The event was scheduled to end at 7:30 p.m. It was 9 p.m., and people were still deep in conversations! The next morning, my phone wouldn’t settle. The LinkedIn recaps started rolling in, and nearly every one of them mentioned the LEGO duck.
“Same problem, many solutions,” one designer wrote. “AI can accelerate execution, but it can’t replace judgment,” said another. “AI can take care of the execution layer—your brain is your ultimate asset.” They were handing my own thesis back to me, in their own words. The bricks had done the arguing.
What it taught me about teams, and about staying a learner
The craft lesson
The skill that matters more than ever now isn’t prompting, and it isn’t speed. It’s judgment, the conviction to look at outputs and say: “This one, not that one.” AI can easily hand you a hundred plausible answers. Knowing which is right is still entirely yours. The LEGO activity just made it impossible to forget.
The facilitation lesson
The leaders who’ll matter most over the next few years aren’t the ones who just help their teams produce faster. They’ll be the ones who protect time for their teams to think, who can hold a room, ask the loaded question, and sit in the silence while real answers surface.
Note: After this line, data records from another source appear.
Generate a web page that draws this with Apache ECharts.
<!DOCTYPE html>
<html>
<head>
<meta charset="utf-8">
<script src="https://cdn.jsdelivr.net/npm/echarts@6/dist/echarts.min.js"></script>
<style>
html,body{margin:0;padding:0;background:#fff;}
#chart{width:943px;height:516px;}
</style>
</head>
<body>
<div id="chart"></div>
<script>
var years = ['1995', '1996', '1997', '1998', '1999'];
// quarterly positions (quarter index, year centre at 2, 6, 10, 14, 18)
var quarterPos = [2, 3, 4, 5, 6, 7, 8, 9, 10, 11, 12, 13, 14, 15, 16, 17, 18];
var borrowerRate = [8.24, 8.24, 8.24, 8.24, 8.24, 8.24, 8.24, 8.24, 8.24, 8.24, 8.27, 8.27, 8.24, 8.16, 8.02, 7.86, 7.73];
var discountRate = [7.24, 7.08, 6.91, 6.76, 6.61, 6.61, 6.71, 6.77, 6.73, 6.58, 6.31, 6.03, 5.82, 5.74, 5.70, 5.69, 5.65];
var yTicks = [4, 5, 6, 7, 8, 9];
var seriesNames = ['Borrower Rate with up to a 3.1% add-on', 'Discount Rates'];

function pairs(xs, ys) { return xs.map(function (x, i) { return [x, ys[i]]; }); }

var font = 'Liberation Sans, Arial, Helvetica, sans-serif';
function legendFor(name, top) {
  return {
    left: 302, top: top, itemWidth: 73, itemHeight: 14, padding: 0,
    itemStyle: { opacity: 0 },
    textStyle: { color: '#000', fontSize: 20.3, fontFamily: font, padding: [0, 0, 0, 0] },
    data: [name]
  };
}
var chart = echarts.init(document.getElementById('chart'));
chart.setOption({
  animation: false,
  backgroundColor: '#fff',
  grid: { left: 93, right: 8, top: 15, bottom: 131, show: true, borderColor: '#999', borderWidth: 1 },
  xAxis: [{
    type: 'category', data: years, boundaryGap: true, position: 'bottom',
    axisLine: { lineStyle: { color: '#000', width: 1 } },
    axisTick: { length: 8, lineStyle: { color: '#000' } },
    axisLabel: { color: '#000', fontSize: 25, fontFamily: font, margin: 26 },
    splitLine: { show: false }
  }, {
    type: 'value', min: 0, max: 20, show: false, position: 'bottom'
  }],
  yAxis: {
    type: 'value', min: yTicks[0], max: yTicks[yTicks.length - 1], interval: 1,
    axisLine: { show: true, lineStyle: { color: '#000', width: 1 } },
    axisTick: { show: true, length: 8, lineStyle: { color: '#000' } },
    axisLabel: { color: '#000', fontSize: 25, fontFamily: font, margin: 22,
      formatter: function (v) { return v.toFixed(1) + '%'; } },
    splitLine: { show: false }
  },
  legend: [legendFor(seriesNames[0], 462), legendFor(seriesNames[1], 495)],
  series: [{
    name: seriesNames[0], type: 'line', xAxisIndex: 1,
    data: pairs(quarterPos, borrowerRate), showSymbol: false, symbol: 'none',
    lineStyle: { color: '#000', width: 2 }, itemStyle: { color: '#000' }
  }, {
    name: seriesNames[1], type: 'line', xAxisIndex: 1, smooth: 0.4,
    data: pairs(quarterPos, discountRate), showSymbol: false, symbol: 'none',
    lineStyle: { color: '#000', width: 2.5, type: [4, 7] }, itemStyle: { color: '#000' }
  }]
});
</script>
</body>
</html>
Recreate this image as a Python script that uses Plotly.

And quietly, underneath both, a week of being a beginner again gave me something 12 years of being the expert had misplaced. The point was never the credentials. It was a reminder that the most useful thing any leader could do for their craft and for their teams was to keep choosing to learn.
One more thing
I got to run this experiment because I work in an organization that treats a 10-minute LEGO activity as a bet worth making, with a safety net in case it fails. That’s rarer than it sounds, and I don’t take it for granted.
I’d suggest that if you’re a fellow learner at heart, try to find your version of the desk you haven’t sat at in years. Then put what you learn in front of a room that will test it. The bricks are optional. The thinking isn’t!